Concerning the title, I admit it's not as refined as I usually hope my titles to be, but I put it anyway simply to remember that I do need to learn how to shut up sooner every time I see it...

In the hopes that this will be my last run in with senselessness...

Until next time :)

Sunday, December 11, 2011

MUN starts again!

Yesterday was the first MUN training session at LAU.

This year I would be accompanying the participating students from our school as an adviser. 

I had to fight to earn that privilege considering the fact that our school adviser couldn't grasp the point in any of us, past MUNers, going through the trouble of participating this year as advisers. I'd eventually managed to convince her that it was a personal matter and that no trouble would dissuade us from going, and she'd given the permission to accompany my friends.

It was a hectic day from the start. I was dangerously close to not being able to attend because of the same old problem which is transportation, but I managed to find a ride at the last minute. The trip from school to LAU was one filled with anticipation and inquiries about the smallest, most irrelevant details of the program and was garnished towards the end by the driver getting lost a million times and everyone starting to panic about being late.

Then we were there.

It felt like stepping into a souvenir...

All was exactly as I remembered it, and not just the campus and its surroundings, but the actual atmosphere and the almost tangible excitement that filled it. My own excitement contributed greatly to the general awe.

I decided to leave contemplation for later and hurried my friends into the main hall so each could join his class. A few moments after everyone had found out which floor their classes were on I decided to just patrol the corridors and make sure they were all OK.

I was on the twelfth floor checking on the last two when I heard a voice that was strikingly familiar. It was Naji, my chair from last year.

I admit I wasn't really surprised that he had come back after graduation...I would have done the same. It was still great to see him.

His voice brought back memories of conference rooms and speeches discussing eradication of poverty and I found myself standing outside his classroom staring in and listening and was, even if for a moment, convinced that I was attending a training session again. He was my only link to last year's program, everyone else had left and I felt ecstatic at the fact that I could still hold on to a small piece of my own experience.

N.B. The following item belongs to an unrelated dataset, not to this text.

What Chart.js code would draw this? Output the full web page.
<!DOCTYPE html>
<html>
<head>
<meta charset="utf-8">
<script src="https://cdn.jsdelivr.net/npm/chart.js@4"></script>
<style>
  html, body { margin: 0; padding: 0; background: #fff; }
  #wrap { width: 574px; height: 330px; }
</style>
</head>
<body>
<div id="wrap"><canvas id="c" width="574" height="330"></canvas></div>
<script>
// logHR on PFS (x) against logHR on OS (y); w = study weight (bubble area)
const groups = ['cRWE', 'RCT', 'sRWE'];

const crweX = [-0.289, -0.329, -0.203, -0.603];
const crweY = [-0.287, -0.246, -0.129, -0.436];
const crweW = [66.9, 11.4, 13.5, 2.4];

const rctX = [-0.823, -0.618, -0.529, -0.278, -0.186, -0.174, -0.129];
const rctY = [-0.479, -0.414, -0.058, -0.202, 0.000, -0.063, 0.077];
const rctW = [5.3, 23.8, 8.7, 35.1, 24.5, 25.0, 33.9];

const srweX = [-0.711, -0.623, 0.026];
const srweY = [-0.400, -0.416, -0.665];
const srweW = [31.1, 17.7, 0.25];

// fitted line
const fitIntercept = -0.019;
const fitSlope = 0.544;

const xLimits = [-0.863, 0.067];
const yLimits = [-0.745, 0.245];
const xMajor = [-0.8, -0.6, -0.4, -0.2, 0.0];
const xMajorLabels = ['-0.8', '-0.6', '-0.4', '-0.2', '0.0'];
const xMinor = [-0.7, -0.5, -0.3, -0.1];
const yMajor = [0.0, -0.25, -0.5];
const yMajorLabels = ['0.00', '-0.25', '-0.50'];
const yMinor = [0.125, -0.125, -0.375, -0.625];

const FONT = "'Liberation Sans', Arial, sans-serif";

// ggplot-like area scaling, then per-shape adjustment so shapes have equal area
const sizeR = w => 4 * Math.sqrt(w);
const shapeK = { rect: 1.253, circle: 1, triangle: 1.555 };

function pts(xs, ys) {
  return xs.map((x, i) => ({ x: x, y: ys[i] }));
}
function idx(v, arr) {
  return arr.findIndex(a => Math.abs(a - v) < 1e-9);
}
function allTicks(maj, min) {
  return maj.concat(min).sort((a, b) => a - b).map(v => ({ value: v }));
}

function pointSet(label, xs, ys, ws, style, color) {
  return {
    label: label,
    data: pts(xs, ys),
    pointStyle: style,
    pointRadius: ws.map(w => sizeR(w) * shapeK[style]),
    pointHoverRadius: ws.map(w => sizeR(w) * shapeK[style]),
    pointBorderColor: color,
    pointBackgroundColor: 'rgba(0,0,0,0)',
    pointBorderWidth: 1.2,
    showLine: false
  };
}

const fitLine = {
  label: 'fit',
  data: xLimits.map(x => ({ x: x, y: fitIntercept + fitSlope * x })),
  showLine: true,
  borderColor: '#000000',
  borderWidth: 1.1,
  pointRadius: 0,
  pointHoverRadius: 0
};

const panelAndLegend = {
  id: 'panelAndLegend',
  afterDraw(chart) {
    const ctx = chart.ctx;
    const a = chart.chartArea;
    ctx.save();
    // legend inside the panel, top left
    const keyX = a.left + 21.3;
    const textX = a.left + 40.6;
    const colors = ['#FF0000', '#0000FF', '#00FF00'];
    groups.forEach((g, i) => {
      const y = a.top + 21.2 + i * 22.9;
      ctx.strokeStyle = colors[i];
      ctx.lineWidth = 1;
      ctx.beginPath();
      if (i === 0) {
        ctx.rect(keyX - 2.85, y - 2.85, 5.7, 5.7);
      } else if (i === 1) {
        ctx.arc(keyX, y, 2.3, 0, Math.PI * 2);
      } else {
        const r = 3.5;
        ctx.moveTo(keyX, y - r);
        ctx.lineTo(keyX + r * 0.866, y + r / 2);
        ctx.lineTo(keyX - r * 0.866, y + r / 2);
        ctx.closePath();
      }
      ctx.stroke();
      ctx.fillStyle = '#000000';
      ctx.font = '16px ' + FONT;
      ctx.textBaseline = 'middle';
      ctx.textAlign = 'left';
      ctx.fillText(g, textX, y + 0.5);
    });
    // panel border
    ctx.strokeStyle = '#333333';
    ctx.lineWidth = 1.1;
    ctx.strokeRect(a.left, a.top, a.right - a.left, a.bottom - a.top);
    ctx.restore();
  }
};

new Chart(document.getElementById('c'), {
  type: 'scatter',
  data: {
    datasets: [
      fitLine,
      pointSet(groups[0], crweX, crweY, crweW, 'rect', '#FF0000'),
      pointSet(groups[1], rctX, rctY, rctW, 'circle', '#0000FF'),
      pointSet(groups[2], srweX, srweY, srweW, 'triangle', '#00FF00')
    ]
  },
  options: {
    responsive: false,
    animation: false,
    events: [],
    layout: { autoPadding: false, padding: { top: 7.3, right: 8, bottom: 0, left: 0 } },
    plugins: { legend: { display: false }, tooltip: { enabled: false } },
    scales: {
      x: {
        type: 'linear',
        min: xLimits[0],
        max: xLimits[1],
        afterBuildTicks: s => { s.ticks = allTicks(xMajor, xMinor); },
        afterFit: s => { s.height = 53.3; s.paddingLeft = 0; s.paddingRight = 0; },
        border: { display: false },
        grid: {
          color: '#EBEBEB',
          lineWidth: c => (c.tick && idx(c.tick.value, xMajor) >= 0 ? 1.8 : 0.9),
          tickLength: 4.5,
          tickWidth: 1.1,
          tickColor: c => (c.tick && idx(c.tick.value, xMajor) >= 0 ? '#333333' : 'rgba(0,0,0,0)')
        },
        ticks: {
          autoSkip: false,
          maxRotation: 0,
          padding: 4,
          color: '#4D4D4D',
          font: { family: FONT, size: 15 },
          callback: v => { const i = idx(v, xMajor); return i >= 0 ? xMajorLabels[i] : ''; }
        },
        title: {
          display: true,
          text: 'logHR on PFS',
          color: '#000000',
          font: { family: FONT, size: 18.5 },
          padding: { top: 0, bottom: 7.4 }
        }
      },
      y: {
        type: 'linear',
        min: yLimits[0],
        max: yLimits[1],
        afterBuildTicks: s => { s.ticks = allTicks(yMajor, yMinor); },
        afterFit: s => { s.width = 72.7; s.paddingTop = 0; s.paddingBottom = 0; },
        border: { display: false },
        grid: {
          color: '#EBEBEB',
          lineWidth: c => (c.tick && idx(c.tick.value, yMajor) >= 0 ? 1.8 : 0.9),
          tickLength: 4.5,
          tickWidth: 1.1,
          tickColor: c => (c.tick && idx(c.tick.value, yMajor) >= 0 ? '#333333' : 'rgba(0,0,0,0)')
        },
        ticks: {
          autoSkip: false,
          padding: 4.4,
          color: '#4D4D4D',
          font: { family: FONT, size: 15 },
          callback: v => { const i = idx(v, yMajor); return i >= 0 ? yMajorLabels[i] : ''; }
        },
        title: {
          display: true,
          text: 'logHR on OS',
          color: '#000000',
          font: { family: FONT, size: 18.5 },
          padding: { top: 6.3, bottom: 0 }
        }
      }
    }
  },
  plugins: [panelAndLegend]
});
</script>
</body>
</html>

I hate to admit it, but truth is that I was a bit jealous of all those who were sitting there starting to learn about the UN not knowing yet that this is probably going to be the best experience of their life.

It was completely different and quite uneasy to experience it from the hallways.

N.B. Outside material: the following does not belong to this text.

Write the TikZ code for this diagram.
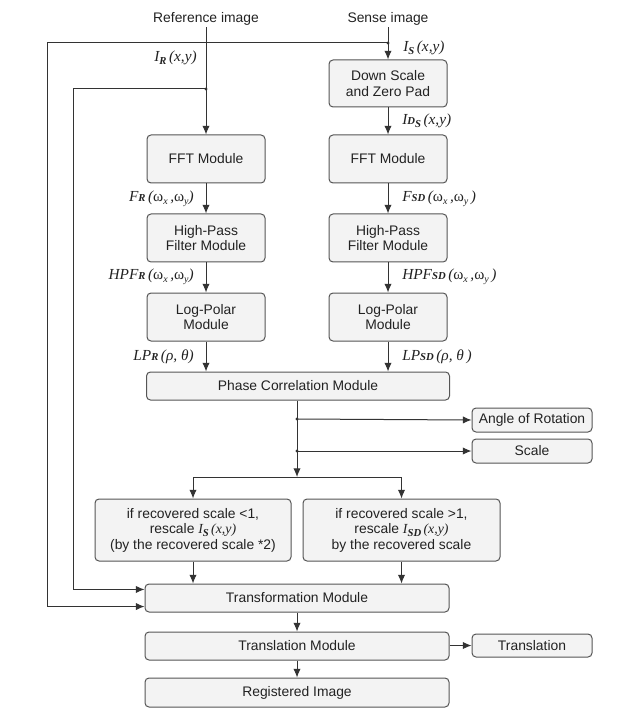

I spent the afternoon going up and down stairs, into and out of the building; my feet were so sore by the end of the day that it still hurts to walk, yet I feel happier than I did in a very long time. I met so many new people merely from standing outside the classrooms; I saw so many new faces and laughed so much that I remembered a part of the why I had grown so fond of MUN last year which I had forgotten about.

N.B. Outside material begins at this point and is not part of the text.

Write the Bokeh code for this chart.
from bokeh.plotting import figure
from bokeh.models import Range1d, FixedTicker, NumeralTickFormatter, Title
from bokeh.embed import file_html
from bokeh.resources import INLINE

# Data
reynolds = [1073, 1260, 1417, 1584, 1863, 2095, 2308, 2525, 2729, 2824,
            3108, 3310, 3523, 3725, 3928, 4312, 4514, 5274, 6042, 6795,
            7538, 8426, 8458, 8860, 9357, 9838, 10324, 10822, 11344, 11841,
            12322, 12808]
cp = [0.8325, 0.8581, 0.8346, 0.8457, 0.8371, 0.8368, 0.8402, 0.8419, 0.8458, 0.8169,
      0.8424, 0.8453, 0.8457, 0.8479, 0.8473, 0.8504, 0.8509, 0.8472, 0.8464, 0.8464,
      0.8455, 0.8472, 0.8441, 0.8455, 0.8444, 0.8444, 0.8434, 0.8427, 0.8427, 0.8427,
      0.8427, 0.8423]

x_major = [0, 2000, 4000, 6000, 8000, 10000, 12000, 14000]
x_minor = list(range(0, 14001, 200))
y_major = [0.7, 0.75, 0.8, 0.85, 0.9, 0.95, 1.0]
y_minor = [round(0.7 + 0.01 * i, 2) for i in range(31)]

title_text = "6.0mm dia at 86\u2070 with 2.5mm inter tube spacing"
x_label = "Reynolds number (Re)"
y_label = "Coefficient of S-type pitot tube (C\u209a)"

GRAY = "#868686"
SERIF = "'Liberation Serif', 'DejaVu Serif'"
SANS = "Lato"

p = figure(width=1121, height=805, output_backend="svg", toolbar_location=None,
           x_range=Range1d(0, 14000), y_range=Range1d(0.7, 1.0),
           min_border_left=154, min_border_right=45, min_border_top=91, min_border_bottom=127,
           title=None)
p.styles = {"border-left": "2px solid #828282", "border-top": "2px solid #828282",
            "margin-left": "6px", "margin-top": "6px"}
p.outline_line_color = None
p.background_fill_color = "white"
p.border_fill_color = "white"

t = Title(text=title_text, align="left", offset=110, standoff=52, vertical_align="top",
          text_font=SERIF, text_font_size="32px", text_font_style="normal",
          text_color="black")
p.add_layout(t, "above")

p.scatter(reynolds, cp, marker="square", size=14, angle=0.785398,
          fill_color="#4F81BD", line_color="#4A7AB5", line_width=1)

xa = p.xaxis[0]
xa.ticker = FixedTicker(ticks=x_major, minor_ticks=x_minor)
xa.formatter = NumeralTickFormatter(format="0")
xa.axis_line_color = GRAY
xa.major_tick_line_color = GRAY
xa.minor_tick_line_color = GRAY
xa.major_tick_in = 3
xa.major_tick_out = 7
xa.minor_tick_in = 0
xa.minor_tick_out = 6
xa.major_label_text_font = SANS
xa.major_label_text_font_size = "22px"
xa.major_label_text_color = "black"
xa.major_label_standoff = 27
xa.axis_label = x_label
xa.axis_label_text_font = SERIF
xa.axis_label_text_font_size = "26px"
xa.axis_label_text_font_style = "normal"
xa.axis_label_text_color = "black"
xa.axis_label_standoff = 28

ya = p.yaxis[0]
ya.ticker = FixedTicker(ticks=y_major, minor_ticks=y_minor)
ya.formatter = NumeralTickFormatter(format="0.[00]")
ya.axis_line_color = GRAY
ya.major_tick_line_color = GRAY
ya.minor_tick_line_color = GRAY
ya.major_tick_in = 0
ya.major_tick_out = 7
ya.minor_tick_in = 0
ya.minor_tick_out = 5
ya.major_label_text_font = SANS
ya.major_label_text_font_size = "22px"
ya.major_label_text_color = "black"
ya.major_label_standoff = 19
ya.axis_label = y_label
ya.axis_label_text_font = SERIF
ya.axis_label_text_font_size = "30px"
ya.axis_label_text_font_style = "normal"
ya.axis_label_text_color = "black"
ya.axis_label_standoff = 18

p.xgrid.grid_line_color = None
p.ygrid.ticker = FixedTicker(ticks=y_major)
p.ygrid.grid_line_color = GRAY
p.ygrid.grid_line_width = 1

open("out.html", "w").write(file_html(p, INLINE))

It's because of all the acquaintances...You barely get the time to get bored of people there and every new person you meet teaches you something new. You're given the opportunity to discover new sides of your personality, and be whomever you want to be, and say whatever you feel like saying without having to worry about being judged because you're probably never going to see each other ever again, and because that fact means that everyone around you really doesn't care where you're from or what you do as long as you prove to be good company.

I saw Naji during the brake and talked to him. I felt like I was still an MUNer; like I was again a delegate who's just starting out. I talked to him again at the end of the day even if it slightly meant that I was abusing  the source of comfort that he was to me. I told him how sad I had been when the program had wrapped last year. I had been really sad indeed. I had invested so much time and effort into it, so much of myself, that when it was just over one day I'd feel like I'd lost my baby...

The ride back to school was really joyous and filled with hundreds of stories of how everyone had spent their day. I felt strangely happy being there, strangely optimistic, and I say that noting that I already am an extremely optimistic person. I went home having gotten back that sense of purpose which I had spoken about in my earlier post.

I guess all I can say now is that a great year lies ahead, and that I feel extremely lucky to be able to do this again.

However, thinking about how happy I was yesterday, I feel the dread of confusion starting to creep up on me again since remembering how happy and at home I feel at LAU has made mess of all the things I had planned for the future...

Until next time :)

Wednesday, December 7, 2011

Courage and disappointment....

Displaying courage in familiar situations is easy; being able to show it in unfamiliar ones, however, is what sets people apart...How sad it is then when said courage creates in one a false impression of hope that disappointment haunts down and kills over time...

I've recently been put in a situation where I had to act on my feet and demonstrate a sort of courage which, until then, I wasn't completely sure I was capable of.

Long story short...I met a guy in circumstances which meant that I was probably never going to see him again in my life and was presented with the choices of either introducing myself or never seeing him ever again...Considering the fact that the guy was one of the cutest I had ever met, the fact that he was a commando (to whom I have a pronounced weakness :P), and the fact that the adrenaline from the show the commandos had given that day had fueled me with a sense of invincibility, I decided to talk to him.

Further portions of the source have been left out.